The BBC’s Countryfile programme has been criticised after broadcasting an item on the use of ionophores in poultry farming, which compared their use to antibiotics. The story was also reported on by the Press Association, Sunday Telegraph and BBC Radio 4’s Farming Today.
The programme said that while veterinary antimicrobial use in poultry farming in the UK had fallen by 82% over the past six years, ionophores were increasingly being used in their place in order to protect against Coccidiosis, an intestinal parasitic disease.
But the programme failed to distinguish between veterinary antimicrobials, which have been linked to increased resistance in humans to antibiotics, and ionophores, which are feed supplements and have no impact on human health or resistance to medicines.
The British Poultry Council said in response that ionophores were animal-only antimicrobials that are not classified as veterinary medicinal products and their usage is not linked to reduction in antibiotics. “They are classed as feed additives by the Government’s Veterinary Medicines Directorate. The World Health Organisation, the World Animal Health Organisation (OIE), and the European Surveillance Programme of Veterinary Antibiotics have confirmed that ionophores have no impact to human health. The European Food Safety Agency has also scrutinised the use of ionophores and published opinions have deemed them safe to be used as a feed additive with no risk to humans.”
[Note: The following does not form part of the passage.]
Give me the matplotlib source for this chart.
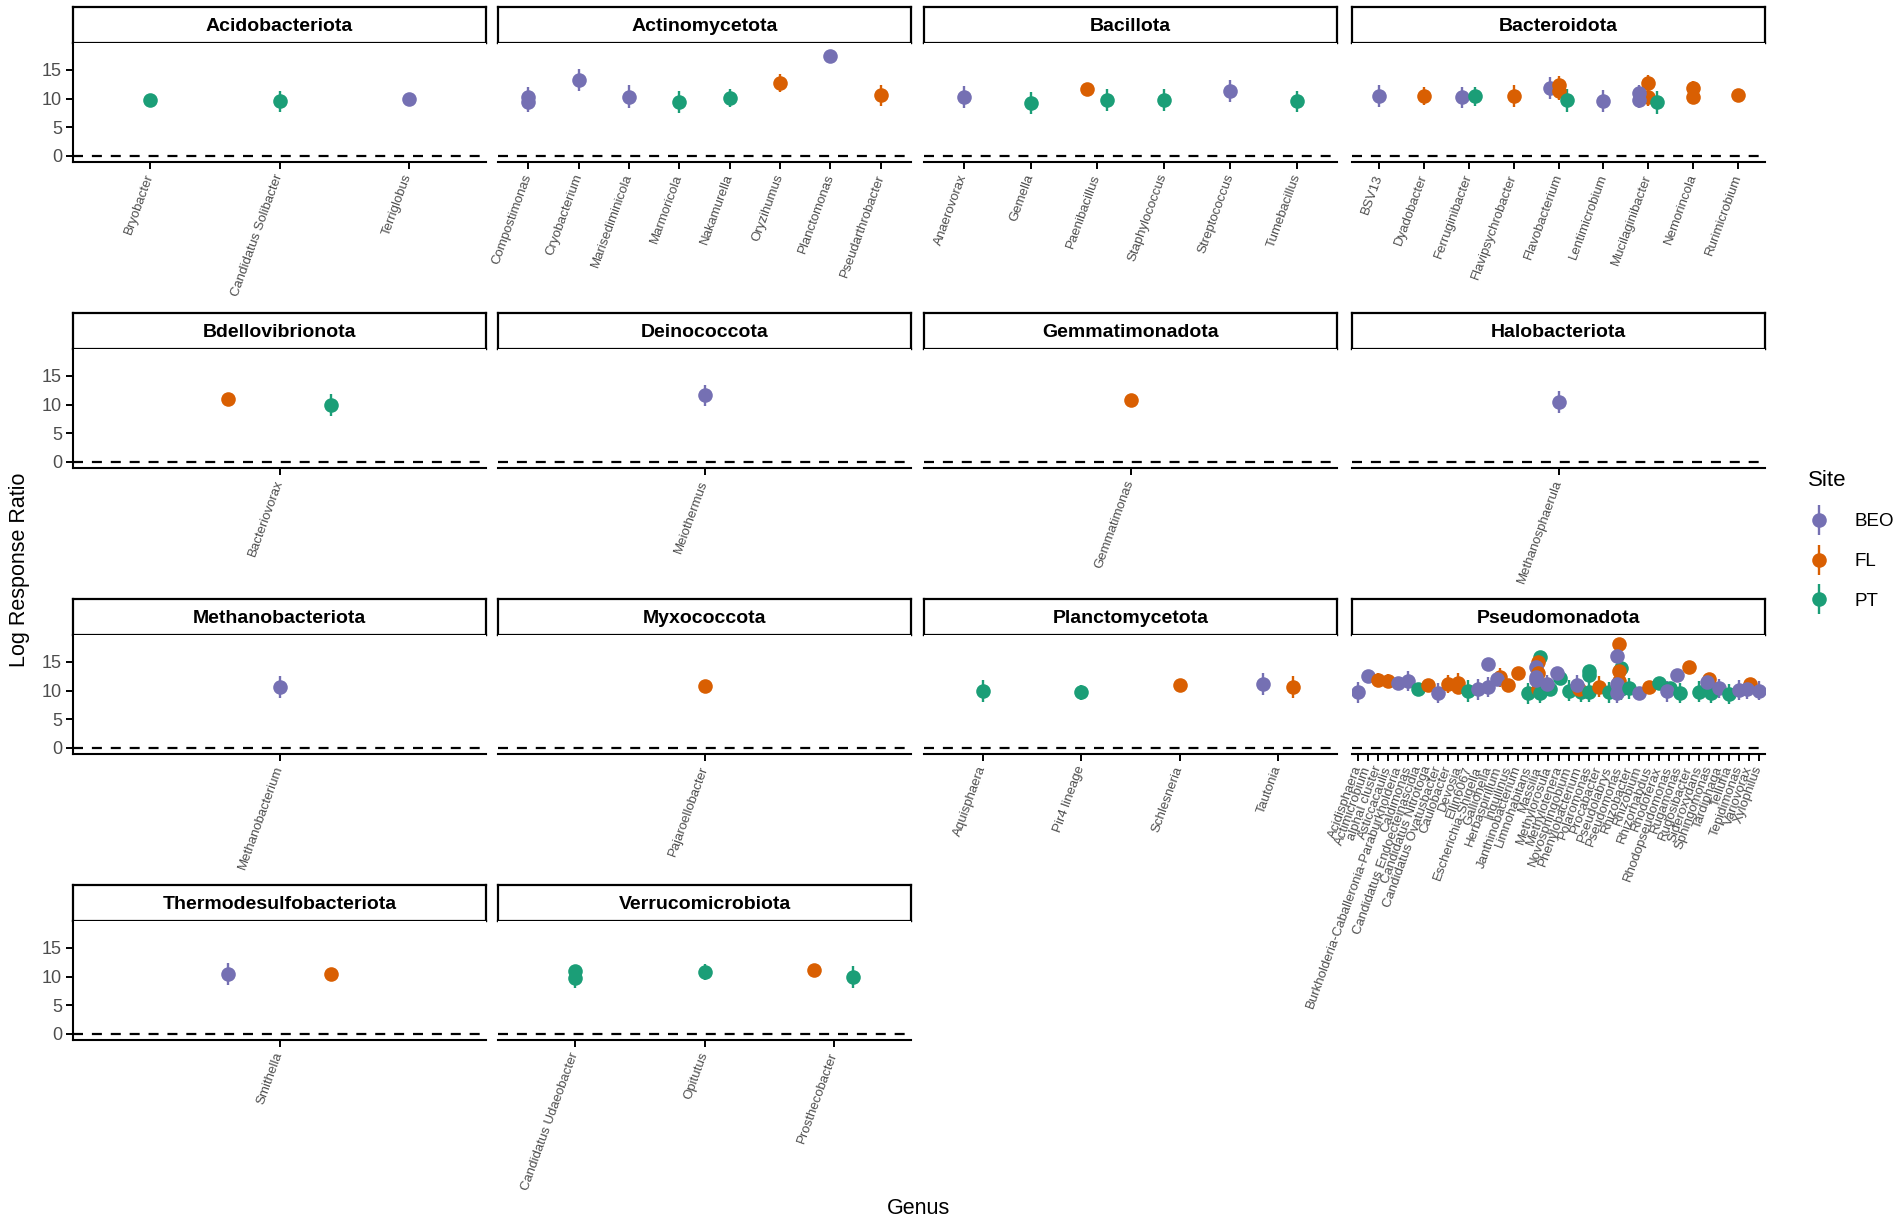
import matplotlib.pyplot as plt
from matplotlib.lines import Line2D
from matplotlib.legend_handler import HandlerTuple

plt.rcParams['font.family'] = ['Liberation Sans', 'DejaVu Sans']

# colours for each site (Dark2)
site_names = ['BEO', 'FL', 'PT']
site_colors = ['#7570B3', '#D95F02', '#1B9E77']

# genera and points (genus, site, log response ratio, half range) per phylum
acido_genera = ['Bryobacter', 'Candidatus Solibacter', 'Terriglobus']
acido_points = [('Bryobacter', 'PT', 9.8, 0.8), ('Candidatus Solibacter', 'PT', 9.5, 1.9),
                ('Terriglobus', 'BEO', 9.9, 0.5)]

actino_genera = ['Compostimonas', 'Cryobacterium', 'Marisediminicola', 'Marmoricola',
                 'Nakamurella', 'Oryzihumus', 'Planctomonas', 'Pseudarthrobacter']
actino_points = [('Compostimonas', 'BEO', 10.2, 1.8), ('Compostimonas', 'BEO', 9.4, 1.8),
                 ('Cryobacterium', 'BEO', 13.3, 1.9), ('Marisediminicola', 'BEO', 10.3, 2.0),
                 ('Marmoricola', 'PT', 9.4, 1.9), ('Nakamurella', 'PT', 10.1, 1.6),
                 ('Oryzihumus', 'FL', 12.7, 1.6), ('Planctomonas', 'BEO', 17.4, 0.4),
                 ('Pseudarthrobacter', 'FL', 10.6, 1.8)]

bacillota_genera = ['Anaerovorax', 'Gemella', 'Paenibacillus', 'Staphylococcus',
                    'Streptococcus', 'Tumebacillus']
bacillota_points = [('Anaerovorax', 'BEO', 10.3, 1.9), ('Gemella', 'PT', 9.3, 1.9),
                    ('Paenibacillus', 'FL', 11.6, 0.4), ('Paenibacillus', 'PT', 9.7, 1.9),
                    ('Staphylococcus', 'PT', 9.7, 1.9), ('Streptococcus', 'BEO', 11.3, 1.9),
                    ('Tumebacillus', 'PT', 9.5, 1.9)]

bactero_genera = ['BSV13', 'Dyadobacter', 'Ferruginibacter', 'Flavipsychrobacter',
                  'Flavobacterium', 'Lentimicrobium', 'Mucilaginibacter', 'Nemorincola',
                  'Rurimicrobium']
bactero_points = [('BSV13', 'BEO', 10.5, 1.9), ('Dyadobacter', 'FL', 10.5, 1.6),
                  ('Ferruginibacter', 'BEO', 10.2, 1.9), ('Ferruginibacter', 'PT', 10.4, 1.7),
                  ('Flavipsychrobacter', 'FL', 10.4, 1.9),
                  ('Flavobacterium', 'BEO', 11.8, 1.9), ('Flavobacterium', 'FL', 12.3, 1.6),
                  ('Flavobacterium', 'FL', 11.3, 1.6), ('Flavobacterium', 'PT', 9.7, 2.0),
                  ('Lentimicrobium', 'BEO', 9.6, 1.9),
                  ('Mucilaginibacter', 'FL', 12.7, 1.5), ('Mucilaginibacter', 'FL', 10.3, 1.5),
                  ('Mucilaginibacter', 'BEO', 10.9, 1.5), ('Mucilaginibacter', 'BEO', 9.8, 1.5),
                  ('Mucilaginibacter', 'PT', 9.4, 2.0),
                  ('Nemorincola', 'FL', 11.8, 1.2), ('Nemorincola', 'FL', 10.3, 1.2),
                  ('Rurimicrobium', 'FL', 10.6, 0.8)]

bdello_genera = ['Bacteriovorax']
bdello_points = [('Bacteriovorax', 'FL', 11.0, 1.0), ('Bacteriovorax', 'PT', 9.9, 1.9)]

deino_genera = ['Meiothermus']
deino_points = [('Meiothermus', 'BEO', 11.6, 1.9)]

gemma_genera = ['Gemmatimonas']
gemma_points = [('Gemmatimonas', 'FL', 10.8, 0.5)]

halo_genera = ['Methanosphaerula']
halo_points = [('Methanosphaerula', 'BEO', 10.4, 1.9)]

methano_genera = ['Methanobacterium']
methano_points = [('Methanobacterium', 'BEO', 10.6, 1.9)]

myxo_genera = ['Pajaroellobacter']
myxo_points = [('Pajaroellobacter', 'FL', 10.8, 0.5)]

plancto_genera = ['Aquisphaera', 'Pir4 lineage', 'Schlesneria', 'Tautonia']
plancto_points = [('Aquisphaera', 'PT', 9.9, 1.9), ('Pir4 lineage', 'PT', 9.7, 1.3),
                  ('Schlesneria', 'FL', 11.0, 0.5), ('Tautonia', 'BEO', 11.2, 1.9),
                  ('Tautonia', 'FL', 10.6, 1.9)]

pseudo_genera = ['Acidisphaera', 'Actimicrobium', 'alphaI cluster', 'Asticcacaulis',
                 'Burkholderia-Caballeronia-Paraburkholderia', 'Caldimonas',
                 'Candidatus Endoecteinascidia', 'Candidatus Nitrotoga',
                 'Candidatus Ovatusbacter', 'Caulobacter', 'Devosia', 'Ellin6067',
                 'Escherichia-Shigella', 'Gallionella', 'Herbaspirillum', 'Inquilinus',
                 'Janthinobacterium', 'Limnohabitans', 'Massilia', 'Methylorosula',
                 'Methylotenera', 'Novosphingobium', 'Phenylobacterium', 'Polaromonas',
                 'Procabacter', 'Pseudolabrys', 'Pseudomonas', 'Rhizobacter', 'Rhizobium',
                 'Rhizorhabdus', 'Rhodoferax', 'Rhodopseudomonas', 'Rugamonas',
                 'Rugosibacter', 'Sideroxydans', 'Sphingomonas', 'Tardiphaga', 'Telluria',
                 'Tepidimonas', 'Variovorax', 'Xylophilus']
pseudo_points = [('Acidisphaera', 'BEO', 9.7, 1.8), ('Actimicrobium', 'BEO', 12.6, 0.4),
                 ('alphaI cluster', 'FL', 11.9, 1.2), ('Asticcacaulis', 'FL', 11.7, 1.2),
                 ('Burkholderia-Caballeronia-Paraburkholderia', 'BEO', 11.3, 0.6),
                 ('Caldimonas', 'BEO', 11.7, 1.7),
                 ('Candidatus Endoecteinascidia', 'PT', 10.2, 0.6),
                 ('Candidatus Nitrotoga', 'FL', 10.9, 0.6),
                 ('Candidatus Ovatusbacter', 'BEO', 9.6, 1.8),
                 ('Caulobacter', 'FL', 11.2, 1.6), ('Devosia', 'FL', 11.4, 1.6),
                 ('Devosia', 'FL', 10.6, 1.0), ('Ellin6067', 'PT', 10.0, 1.9),
                 ('Escherichia-Shigella', 'BEO', 10.2, 1.9),
                 ('Gallionella', 'BEO', 14.6, 0.5), ('Gallionella', 'BEO', 10.6, 1.7),
                 ('Herbaspirillum', 'FL', 12.3, 1.6), ('Herbaspirillum', 'BEO', 12.0, 1.0),
                 ('Inquilinus', 'FL', 10.9, 1.0), ('Janthinobacterium', 'FL', 13.0, 0.5),
                 ('Limnohabitans', 'PT', 9.5, 1.9),
                 ('Massilia', 'PT', 15.8, 0.5), ('Massilia', 'FL', 15.0, 0.6),
                 ('Massilia', 'BEO', 14.2, 0.6), ('Massilia', 'FL', 13.0, 0.6),
                 ('Massilia', 'BEO', 12.4, 0.6), ('Massilia', 'FL', 10.3, 1.7),
                 ('Massilia', 'PT', 9.6, 1.8), ('Massilia', 'BEO', 11.8, 0.6),
                 ('Methylorosula', 'PT', 10.3, 1.0), ('Methylorosula', 'BEO', 11.2, 1.6),
                 ('Methylotenera', 'PT', 12.2, 0.8), ('Methylotenera', 'BEO', 13.0, 0.5),
                 ('Novosphingobium', 'PT', 10.0, 1.8),
                 ('Phenylobacterium', 'PT', 9.8, 1.8), ('Phenylobacterium', 'FL', 10.3, 1.5),
                 ('Phenylobacterium', 'BEO', 11.0, 1.8),
                 ('Polaromonas', 'PT', 13.5, 0.8), ('Polaromonas', 'PT', 12.8, 0.6),
                 ('Polaromonas', 'PT', 9.8, 1.8), ('Procabacter', 'FL', 10.7, 1.8),
                 ('Pseudolabrys', 'PT', 9.7, 1.8),
                 ('Pseudomonas', 'FL', 18.1, 0.5), ('Pseudomonas', 'PT', 14.0, 0.5),
                 ('Pseudomonas', 'FL', 13.5, 0.6), ('Pseudomonas', 'FL', 11.7, 0.6),
                 ('Pseudomonas', 'PT', 10.2, 1.8), ('Pseudomonas', 'BEO', 16.1, 0.5),
                 ('Pseudomonas', 'BEO', 11.2, 1.6), ('Pseudomonas', 'BEO', 9.6, 1.8),
                 ('Rhizobacter', 'PT', 10.4, 1.8), ('Rhizobium', 'BEO', 9.6, 0.8),
                 ('Rhizorhabdus', 'FL', 10.7, 0.6), ('Rhodoferax', 'PT', 11.4, 0.8),
                 ('Rhodopseudomonas', 'PT', 10.5, 1.0), ('Rhodopseudomonas', 'BEO', 9.9, 1.8),
                 ('Rugamonas', 'PT', 9.6, 1.8), ('Rugamonas', 'BEO', 12.7, 0.6),
                 ('Rugosibacter', 'FL', 14.2, 0.5), ('Sideroxydans', 'PT', 9.8, 1.8),
                 ('Sphingomonas', 'PT', 9.6, 1.8), ('Sphingomonas', 'FL', 12.0, 0.8),
                 ('Sphingomonas', 'BEO', 11.5, 1.3), ('Tardiphaga', 'BEO', 10.4, 1.6),
                 ('Telluria', 'PT', 9.4, 1.8), ('Tepidimonas', 'BEO', 10.1, 1.8),
                 ('Variovorax', 'FL', 11.2, 1.0), ('Variovorax', 'BEO', 10.2, 1.6),
                 ('Xylophilus', 'BEO', 10.0, 1.6)]

thermo_genera = ['Smithella']
thermo_points = [('Smithella', 'BEO', 10.5, 1.9), ('Smithella', 'FL', 10.4, 0.7)]

verruco_genera = ['Candidatus Udaeobacter', 'Opitutus', 'Prosthecobacter']
verruco_points = [('Candidatus Udaeobacter', 'PT', 11.0, 1.0),
                  ('Candidatus Udaeobacter', 'PT', 9.7, 1.7),
                  ('Opitutus', 'PT', 10.8, 1.4), ('Prosthecobacter', 'FL', 11.2, 0.5),
                  ('Prosthecobacter', 'PT', 9.9, 1.9)]

panels = [('Acidobacteriota', acido_genera, acido_points),
          ('Actinomycetota', actino_genera, actino_points),
          ('Bacillota', bacillota_genera, bacillota_points),
          ('Bacteroidota', bactero_genera, bactero_points),
          ('Bdellovibrionota', bdello_genera, bdello_points),
          ('Deinococcota', deino_genera, deino_points),
          ('Gemmatimonadota', gemma_genera, gemma_points),
          ('Halobacteriota', halo_genera, halo_points),
          ('Methanobacteriota', methano_genera, methano_points),
          ('Myxococcota', myxo_genera, myxo_points),
          ('Planctomycetota', plancto_genera, plancto_points),
          ('Pseudomonadota', pseudo_genera, pseudo_points),
          ('Thermodesulfobacteriota', thermo_genera, thermo_points),
          ('Verrucomicrobiota', verruco_genera, verruco_points)]

W, H = 1902, 1224
fig = plt.figure(figsize=(W / 100, H / 100), dpi=100)


def box(x, y, w, h):
    # pixel box (top-left origin) to figure fraction
    return [x / W, 1 - (y + h) / H, w / W, h / H]


col_left = [73, 498, 924, 1352]
row_top = [7, 313, 599, 885]
panel_w = 413
strip_h = 36
panel_h = 119
grey = '#4D4D4D'
dodge = 0.6

for idx, (phylum, genera, points) in enumerate(panels):
    row, col = divmod(idx, 4)
    x0 = col_left[col]
    y0 = row_top[row]

    # strip
    sax = fig.add_axes(box(x0, y0, panel_w, strip_h))
    sax.set_xticks([])
    sax.set_yticks([])
    for s in sax.spines.values():
        s.set_linewidth(1.6)
        s.set_color('black')
    sax.text(0.5, 0.47, phylum, ha='center', va='center', fontsize=14,
             fontweight='bold', transform=sax.transAxes)

    # panel
    ax = fig.add_axes(box(x0, y0 + strip_h, panel_w, panel_h))
    n = len(genera)
    ax.set_xlim(0.4, n + 0.6)
    ax.set_ylim(-1.05, 19.7)
    ax.axhline(0, color='black', lw=1.6, ls=(0, (4.5, 4)), zorder=1)

    # sites present for each genus, for dodging
    present = {}
    for g, s, v, e in points:
        present.setdefault(g, set()).add(s)

    for g, s, v, e in points:
        sites = [x for x in site_names if x in present[g]]
        k = sites.index(s)
        xpos = genera.index(g) + 1 - dodge / 2 + dodge * (k + 0.5) / len(sites)
        c = site_colors[site_names.index(s)]
        ax.vlines(xpos, v - e, v + e, color=c, lw=1.7, zorder=2)
        ax.plot(xpos, v, 'o', color=c, markersize=10.5, markeredgewidth=0, zorder=3)

    for side in ['top', 'right']:
        ax.spines[side].set_visible(False)
    ax.spines['bottom'].set_linewidth(1.5)
    ax.spines['left'].set_linewidth(1.5)

    ax.set_xticks(range(1, n + 1))
    ax.set_xticklabels(genera, rotation=70, ha='right', va='center',
                       rotation_mode='anchor', fontsize=9.5, color=grey)
    ax.tick_params(axis='x', length=5, width=1.4, pad=4)
    if col == 0:
        ax.set_yticks([0, 5, 10, 15])
        ax.tick_params(axis='y', length=5, width=1.4, labelsize=13,
                       labelcolor=grey, pad=3)
    else:
        ax.spines['left'].set_visible(False)
        ax.tick_params(axis='y', left=False, labelleft=False)

# axis titles
fig.text(20 / W, 1 - 570 / H, 'Log Response Ratio', rotation=90, fontsize=15.5,
         ha='center', va='center')
fig.text(918 / W, 1 - 1208 / H, 'Genus', fontsize=15.5, ha='center', va='center')

# legend with point-range keys
handles = []
for c in site_colors:
    bar = Line2D([], [], marker='|', markersize=21, markeredgewidth=1.7, color=c,
                 linestyle='None')
    dot = Line2D([], [], marker='o', markersize=10.5, markeredgewidth=0, color=c,
                 linestyle='None')
    handles.append((bar, dot))
leg = fig.legend(handles, site_names, title='Site', loc='upper left',
                 bbox_to_anchor=(1791 / W, 1 - 453 / H), frameon=False,
                 fontsize=13.5, title_fontsize=16, labelspacing=1.2,
                 handlelength=1.2, handletextpad=1.3,
                 handler_map={tuple: HandlerTuple(ndivide=1)})
leg._legend_box.align = 'left'

plt.savefig('out.png', dpi=100)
A Defra spokesperson said: “Since the launch of our Antimicrobial Resistance Strategy in 2013 we have seen a 40% drop in the sale of antibiotics to the farming industry. We are continuing to work with farmers on this issue, and recently published a new five-year plan to build on these results.
“While ionophores are not regulated as antibiotics in the UK, we are clear that they must not be used to compensate for poor animal husbandry practices.”